SCHUB, MOSHE DAVID (1854–1938), Ereẓ Israel pioneer. Born in Moineşti, *Romania, Schub was a shoḥet in his home town. As early as the 1870s he was among the founders of an association for settlement in Ereẓ Israel, which sent him to buy land there in 1882. He acquired the abandoned settlement Jaʿūna near Safed. At the end of that year *Rosh Pinnah was established on this land, Schub was elected head of its committee and obtained permission from the Turkish authorities in *Damascus to build houses there. When the settlement came under the patronage of Baron *Rothschild, Schub refused to cooperate with Rothschild's officials, gave up his land, and became headmaster of the first Hebrew school in the settlement. In 1891 he under took the management of the new settlement *Mishmar ha-Yarden and was later manager of *Ein Zeitim. At the invitation of Ḥovevei Zion he went to Germany in 1896 to run the exhibition of Jewish settlements in the Holy Land held in *Berlin and Cologne. There he met Theodor *Herzl, became one of his ardent supporters, and accompanied him on his visit to Ereẓ Israel in 1898.

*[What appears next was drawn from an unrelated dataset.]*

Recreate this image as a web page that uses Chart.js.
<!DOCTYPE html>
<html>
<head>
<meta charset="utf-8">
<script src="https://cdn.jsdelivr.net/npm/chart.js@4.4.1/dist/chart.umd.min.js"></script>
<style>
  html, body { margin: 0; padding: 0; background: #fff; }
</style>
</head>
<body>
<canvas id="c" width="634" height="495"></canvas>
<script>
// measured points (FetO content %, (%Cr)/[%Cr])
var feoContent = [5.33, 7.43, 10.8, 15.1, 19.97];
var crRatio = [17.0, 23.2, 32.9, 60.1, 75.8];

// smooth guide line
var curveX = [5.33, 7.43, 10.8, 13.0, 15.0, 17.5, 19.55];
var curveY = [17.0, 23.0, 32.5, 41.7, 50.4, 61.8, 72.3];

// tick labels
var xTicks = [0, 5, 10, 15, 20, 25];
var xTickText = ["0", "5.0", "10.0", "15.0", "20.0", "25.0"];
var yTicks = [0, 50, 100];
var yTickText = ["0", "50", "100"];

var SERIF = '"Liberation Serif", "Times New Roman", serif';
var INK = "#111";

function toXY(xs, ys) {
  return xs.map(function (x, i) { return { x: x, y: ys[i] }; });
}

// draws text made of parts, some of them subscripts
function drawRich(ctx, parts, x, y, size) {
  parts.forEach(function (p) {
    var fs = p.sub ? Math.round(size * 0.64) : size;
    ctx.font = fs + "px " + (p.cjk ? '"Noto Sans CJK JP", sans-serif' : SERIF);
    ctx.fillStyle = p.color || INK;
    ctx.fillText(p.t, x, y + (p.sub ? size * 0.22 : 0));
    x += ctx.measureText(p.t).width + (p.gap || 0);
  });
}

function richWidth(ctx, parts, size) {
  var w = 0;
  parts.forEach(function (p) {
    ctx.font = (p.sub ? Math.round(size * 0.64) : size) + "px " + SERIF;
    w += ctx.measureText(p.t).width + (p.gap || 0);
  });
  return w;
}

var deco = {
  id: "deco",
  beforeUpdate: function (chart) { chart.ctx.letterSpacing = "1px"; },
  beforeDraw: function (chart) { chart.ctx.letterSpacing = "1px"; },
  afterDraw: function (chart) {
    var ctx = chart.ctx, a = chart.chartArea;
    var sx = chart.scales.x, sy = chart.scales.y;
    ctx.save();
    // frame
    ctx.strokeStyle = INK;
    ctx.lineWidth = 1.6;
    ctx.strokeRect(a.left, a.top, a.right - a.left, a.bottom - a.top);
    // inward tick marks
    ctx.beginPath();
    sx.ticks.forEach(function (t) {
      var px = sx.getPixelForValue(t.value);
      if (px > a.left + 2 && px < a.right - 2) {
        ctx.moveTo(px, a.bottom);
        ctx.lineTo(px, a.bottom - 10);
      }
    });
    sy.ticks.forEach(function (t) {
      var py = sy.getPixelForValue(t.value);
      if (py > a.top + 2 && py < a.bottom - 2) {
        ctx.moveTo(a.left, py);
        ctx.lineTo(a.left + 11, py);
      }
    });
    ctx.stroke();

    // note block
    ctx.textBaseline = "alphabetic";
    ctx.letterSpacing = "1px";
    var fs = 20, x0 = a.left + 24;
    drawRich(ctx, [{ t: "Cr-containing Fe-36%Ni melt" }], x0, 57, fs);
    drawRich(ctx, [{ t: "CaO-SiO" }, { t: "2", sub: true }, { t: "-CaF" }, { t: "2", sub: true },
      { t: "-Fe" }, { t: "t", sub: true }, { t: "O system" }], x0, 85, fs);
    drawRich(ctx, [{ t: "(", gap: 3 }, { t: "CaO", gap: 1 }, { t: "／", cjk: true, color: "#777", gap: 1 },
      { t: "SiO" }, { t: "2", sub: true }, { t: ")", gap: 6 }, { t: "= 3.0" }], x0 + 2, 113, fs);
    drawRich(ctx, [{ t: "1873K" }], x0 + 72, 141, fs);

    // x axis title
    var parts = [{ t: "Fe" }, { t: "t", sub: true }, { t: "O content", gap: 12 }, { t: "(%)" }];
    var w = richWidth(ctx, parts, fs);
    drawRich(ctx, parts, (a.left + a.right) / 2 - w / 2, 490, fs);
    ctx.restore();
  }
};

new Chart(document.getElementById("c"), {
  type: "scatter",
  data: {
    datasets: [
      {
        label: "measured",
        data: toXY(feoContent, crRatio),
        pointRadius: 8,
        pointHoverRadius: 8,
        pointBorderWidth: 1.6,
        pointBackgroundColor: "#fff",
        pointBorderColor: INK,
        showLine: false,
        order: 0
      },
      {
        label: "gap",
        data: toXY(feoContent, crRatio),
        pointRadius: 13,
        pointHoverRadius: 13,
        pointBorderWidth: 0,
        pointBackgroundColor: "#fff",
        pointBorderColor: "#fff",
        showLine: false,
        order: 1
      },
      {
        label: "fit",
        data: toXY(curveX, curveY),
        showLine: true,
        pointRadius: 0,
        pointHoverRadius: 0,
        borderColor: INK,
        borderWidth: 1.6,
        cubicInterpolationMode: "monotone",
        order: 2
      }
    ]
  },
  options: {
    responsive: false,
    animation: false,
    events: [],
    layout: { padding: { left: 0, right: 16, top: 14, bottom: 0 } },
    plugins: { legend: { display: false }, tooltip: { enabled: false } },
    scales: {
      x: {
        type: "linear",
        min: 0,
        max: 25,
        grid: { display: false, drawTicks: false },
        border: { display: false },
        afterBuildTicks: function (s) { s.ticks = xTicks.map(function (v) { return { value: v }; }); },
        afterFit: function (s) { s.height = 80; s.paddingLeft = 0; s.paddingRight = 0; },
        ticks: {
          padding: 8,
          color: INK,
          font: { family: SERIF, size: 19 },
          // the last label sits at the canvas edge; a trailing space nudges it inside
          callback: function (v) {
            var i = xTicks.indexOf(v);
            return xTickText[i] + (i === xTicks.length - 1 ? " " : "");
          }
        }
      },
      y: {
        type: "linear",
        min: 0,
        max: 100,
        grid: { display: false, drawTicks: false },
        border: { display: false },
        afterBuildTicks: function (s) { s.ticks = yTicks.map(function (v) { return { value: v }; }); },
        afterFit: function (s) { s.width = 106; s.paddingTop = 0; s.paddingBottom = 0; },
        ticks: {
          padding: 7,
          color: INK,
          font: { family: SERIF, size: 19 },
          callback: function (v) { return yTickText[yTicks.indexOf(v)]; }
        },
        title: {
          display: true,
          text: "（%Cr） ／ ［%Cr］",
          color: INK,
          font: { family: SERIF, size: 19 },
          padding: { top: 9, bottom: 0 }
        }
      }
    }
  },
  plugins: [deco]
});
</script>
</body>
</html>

He wrote many articles in Hebrew, Yiddish, and German on the problems of Jewish agricultural settlement. His writings include a history of the settlement, Yesud ha-Ma'alah (1931), and his memoirs, Zikhronot le-Veit David (1937), which is also a valuable source on the early history of Jewish settlement in Ereẓ Israel.

BIBLIOGRAPHY:

I. Klausner, Ḥibbat Ẓiyyon be-Romanyah (1951), index; idem, Mi-Katoviẓ ad Basel (1965), index.